**The task:** Return only the lines between the line holding "Rebuild this chart" and the line holding "level_end = [2141, 2182, 2190, 2190]", the two boundary lines included, exactly as they appear.

**The data:**
....

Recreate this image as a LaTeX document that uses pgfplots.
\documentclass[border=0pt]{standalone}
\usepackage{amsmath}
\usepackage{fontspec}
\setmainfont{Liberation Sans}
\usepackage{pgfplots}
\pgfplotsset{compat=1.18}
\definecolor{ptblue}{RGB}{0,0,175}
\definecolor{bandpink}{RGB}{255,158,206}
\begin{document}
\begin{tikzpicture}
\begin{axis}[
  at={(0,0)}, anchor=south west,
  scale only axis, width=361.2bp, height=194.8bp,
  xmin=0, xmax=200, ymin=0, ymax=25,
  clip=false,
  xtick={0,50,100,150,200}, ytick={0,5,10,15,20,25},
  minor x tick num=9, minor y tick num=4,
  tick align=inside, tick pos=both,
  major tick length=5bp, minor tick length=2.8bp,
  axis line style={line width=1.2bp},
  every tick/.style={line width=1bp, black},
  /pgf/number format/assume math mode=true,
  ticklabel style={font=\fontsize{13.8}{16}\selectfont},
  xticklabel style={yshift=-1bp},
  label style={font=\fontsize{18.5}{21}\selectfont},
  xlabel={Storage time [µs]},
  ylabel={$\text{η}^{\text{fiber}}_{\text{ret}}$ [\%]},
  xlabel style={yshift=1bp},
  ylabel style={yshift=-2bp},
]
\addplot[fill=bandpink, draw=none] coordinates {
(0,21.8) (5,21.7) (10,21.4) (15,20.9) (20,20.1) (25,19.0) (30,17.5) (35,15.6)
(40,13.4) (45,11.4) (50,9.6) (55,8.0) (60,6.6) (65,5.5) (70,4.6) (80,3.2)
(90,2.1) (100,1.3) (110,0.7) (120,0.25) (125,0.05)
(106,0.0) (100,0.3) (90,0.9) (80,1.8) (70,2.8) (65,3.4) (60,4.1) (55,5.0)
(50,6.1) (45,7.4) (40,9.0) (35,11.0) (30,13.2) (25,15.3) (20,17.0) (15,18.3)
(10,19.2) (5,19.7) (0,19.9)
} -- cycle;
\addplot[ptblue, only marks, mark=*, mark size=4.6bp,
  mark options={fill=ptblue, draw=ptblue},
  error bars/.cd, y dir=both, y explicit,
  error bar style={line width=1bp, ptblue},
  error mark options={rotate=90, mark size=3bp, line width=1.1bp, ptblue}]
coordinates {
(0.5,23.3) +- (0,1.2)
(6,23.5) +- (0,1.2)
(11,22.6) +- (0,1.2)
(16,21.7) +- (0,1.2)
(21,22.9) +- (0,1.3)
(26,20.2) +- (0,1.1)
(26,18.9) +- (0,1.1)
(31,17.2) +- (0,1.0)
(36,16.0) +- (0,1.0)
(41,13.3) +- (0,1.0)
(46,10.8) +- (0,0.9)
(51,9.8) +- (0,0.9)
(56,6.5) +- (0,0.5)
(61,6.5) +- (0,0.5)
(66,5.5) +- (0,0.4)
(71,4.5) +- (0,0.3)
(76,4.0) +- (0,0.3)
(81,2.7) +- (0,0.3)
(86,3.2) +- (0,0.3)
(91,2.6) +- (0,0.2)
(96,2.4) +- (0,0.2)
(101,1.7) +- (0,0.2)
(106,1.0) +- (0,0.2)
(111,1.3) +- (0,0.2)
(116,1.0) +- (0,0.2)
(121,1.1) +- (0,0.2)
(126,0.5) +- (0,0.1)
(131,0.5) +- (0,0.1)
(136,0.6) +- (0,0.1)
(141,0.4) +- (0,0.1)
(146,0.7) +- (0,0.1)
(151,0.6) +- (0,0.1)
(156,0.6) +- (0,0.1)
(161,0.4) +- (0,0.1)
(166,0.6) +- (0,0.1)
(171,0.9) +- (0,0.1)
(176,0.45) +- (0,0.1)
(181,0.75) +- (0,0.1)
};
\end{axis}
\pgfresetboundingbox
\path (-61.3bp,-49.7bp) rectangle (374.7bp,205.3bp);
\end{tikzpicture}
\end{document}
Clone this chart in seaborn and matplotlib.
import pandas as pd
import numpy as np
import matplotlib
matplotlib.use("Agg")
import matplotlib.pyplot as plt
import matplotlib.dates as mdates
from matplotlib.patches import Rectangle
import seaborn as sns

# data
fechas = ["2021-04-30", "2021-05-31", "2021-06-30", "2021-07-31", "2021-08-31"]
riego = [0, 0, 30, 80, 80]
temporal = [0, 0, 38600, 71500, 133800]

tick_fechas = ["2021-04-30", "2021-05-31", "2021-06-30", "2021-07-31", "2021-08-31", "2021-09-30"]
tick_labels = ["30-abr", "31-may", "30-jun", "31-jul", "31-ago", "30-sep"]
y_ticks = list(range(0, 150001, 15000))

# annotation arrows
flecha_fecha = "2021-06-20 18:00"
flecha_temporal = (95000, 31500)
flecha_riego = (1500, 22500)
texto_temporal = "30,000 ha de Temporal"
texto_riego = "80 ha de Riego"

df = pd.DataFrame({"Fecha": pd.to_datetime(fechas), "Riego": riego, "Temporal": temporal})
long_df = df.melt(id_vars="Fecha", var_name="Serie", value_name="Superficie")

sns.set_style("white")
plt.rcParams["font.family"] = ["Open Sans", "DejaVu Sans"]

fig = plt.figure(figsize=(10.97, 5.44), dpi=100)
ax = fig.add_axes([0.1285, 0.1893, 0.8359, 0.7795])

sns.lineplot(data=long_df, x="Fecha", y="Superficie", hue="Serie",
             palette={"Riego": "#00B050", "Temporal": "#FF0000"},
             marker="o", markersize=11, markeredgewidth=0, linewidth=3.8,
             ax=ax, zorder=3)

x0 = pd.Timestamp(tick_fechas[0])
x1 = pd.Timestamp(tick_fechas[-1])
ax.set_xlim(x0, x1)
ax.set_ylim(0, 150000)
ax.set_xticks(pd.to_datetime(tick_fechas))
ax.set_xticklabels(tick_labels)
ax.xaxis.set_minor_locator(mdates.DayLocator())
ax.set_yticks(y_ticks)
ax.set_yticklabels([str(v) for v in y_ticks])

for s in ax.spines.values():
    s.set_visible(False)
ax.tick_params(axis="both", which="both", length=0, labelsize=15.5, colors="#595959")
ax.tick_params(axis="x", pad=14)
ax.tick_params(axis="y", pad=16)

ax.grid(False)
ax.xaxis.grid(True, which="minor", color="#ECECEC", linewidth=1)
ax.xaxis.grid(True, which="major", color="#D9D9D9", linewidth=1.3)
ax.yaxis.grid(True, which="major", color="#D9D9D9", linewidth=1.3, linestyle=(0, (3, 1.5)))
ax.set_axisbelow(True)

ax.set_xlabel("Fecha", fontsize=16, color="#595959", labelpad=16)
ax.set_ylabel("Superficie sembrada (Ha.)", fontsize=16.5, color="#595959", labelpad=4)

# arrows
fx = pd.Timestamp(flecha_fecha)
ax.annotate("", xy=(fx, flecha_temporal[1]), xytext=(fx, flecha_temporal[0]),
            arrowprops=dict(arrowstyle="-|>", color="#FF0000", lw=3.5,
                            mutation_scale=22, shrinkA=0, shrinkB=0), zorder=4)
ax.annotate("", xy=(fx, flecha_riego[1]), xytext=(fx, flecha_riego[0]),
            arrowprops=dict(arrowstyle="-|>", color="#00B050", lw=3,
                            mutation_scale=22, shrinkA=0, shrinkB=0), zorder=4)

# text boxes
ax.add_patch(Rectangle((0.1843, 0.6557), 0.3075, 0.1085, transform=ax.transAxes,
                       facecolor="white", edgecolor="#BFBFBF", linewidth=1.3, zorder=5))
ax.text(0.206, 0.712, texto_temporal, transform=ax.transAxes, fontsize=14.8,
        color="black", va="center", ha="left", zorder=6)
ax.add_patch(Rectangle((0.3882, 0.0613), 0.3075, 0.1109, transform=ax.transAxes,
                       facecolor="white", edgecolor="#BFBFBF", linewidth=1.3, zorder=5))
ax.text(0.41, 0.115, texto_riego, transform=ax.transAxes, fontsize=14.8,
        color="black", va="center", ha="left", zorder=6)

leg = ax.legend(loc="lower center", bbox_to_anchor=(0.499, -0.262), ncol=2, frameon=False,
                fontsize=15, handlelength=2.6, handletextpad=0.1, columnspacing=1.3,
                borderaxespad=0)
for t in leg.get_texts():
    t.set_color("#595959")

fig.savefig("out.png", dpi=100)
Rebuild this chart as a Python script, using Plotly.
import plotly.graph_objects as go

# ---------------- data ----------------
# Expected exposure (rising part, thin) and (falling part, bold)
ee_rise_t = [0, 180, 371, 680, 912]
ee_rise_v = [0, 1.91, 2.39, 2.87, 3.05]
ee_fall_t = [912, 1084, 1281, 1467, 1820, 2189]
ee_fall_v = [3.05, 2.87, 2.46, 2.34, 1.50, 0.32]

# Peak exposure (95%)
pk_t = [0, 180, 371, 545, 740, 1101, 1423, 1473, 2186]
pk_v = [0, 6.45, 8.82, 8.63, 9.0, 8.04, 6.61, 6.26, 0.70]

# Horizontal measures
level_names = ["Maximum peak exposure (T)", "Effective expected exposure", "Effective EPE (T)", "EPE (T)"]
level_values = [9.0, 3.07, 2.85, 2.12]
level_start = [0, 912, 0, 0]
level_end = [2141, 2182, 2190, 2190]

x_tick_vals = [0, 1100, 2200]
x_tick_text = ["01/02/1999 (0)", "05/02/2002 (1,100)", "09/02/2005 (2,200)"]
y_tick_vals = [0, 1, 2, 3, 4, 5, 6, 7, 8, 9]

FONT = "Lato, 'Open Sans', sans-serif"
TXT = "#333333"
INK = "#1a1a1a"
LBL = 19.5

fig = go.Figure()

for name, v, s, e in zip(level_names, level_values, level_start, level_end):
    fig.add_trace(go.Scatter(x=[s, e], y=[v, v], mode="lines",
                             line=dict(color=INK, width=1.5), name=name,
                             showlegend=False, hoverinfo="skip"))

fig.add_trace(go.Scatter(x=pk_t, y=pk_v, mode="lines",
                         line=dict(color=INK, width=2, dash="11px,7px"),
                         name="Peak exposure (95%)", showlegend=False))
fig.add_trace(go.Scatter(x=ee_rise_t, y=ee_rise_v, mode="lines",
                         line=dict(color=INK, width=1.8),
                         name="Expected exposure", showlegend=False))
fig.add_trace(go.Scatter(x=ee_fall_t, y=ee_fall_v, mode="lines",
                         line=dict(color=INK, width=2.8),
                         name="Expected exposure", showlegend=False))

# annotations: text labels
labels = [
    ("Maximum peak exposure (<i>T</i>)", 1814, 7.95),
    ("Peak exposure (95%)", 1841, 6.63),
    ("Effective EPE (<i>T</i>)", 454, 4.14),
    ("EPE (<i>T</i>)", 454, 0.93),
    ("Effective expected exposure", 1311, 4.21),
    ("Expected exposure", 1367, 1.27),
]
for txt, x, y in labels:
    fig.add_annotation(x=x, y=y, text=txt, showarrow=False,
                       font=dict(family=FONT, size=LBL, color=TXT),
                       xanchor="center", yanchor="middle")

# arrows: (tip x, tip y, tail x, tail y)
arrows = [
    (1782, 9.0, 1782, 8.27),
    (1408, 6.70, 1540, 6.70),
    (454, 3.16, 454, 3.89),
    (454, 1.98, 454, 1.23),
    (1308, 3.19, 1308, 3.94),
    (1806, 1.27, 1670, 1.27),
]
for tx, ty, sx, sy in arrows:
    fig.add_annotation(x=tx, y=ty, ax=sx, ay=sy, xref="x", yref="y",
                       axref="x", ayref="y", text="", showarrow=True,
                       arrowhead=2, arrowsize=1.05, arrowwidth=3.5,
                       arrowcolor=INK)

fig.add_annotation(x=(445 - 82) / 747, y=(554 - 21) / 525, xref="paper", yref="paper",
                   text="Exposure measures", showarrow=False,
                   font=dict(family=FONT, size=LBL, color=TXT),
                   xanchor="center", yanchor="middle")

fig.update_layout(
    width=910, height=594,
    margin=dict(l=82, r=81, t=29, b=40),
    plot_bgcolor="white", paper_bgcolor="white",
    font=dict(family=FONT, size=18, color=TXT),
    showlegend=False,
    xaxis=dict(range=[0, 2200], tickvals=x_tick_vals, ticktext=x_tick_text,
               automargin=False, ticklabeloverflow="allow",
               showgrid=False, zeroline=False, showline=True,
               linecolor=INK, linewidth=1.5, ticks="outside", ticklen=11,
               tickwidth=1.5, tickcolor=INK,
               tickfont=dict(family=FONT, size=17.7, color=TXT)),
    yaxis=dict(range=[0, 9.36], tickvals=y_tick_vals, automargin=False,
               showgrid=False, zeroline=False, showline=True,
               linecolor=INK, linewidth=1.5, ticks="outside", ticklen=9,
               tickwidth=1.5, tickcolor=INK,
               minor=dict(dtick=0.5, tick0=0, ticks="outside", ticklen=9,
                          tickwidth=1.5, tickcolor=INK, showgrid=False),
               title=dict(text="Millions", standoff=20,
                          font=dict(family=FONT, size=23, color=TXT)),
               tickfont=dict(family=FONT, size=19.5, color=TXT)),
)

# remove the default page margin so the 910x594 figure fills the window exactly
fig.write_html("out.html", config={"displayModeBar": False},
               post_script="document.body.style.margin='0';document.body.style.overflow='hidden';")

....

**Correct result:**
Rebuild this chart as a Python script, using Plotly.
import plotly.graph_objects as go

# ---------------- data ----------------
# Expected exposure (rising part, thin) and (falling part, bold)
ee_rise_t = [0, 180, 371, 680, 912]
ee_rise_v = [0, 1.91, 2.39, 2.87, 3.05]
ee_fall_t = [912, 1084, 1281, 1467, 1820, 2189]
ee_fall_v = [3.05, 2.87, 2.46, 2.34, 1.50, 0.32]

# Peak exposure (95%)
pk_t = [0, 180, 371, 545, 740, 1101, 1423, 1473, 2186]
pk_v = [0, 6.45, 8.82, 8.63, 9.0, 8.04, 6.61, 6.26, 0.70]

# Horizontal measures
level_names = ["Maximum peak exposure (T)", "Effective expected exposure", "Effective EPE (T)", "EPE (T)"]
level_values = [9.0, 3.07, 2.85, 2.12]
level_start = [0, 912, 0, 0]
level_end = [2141, 2182, 2190, 2190]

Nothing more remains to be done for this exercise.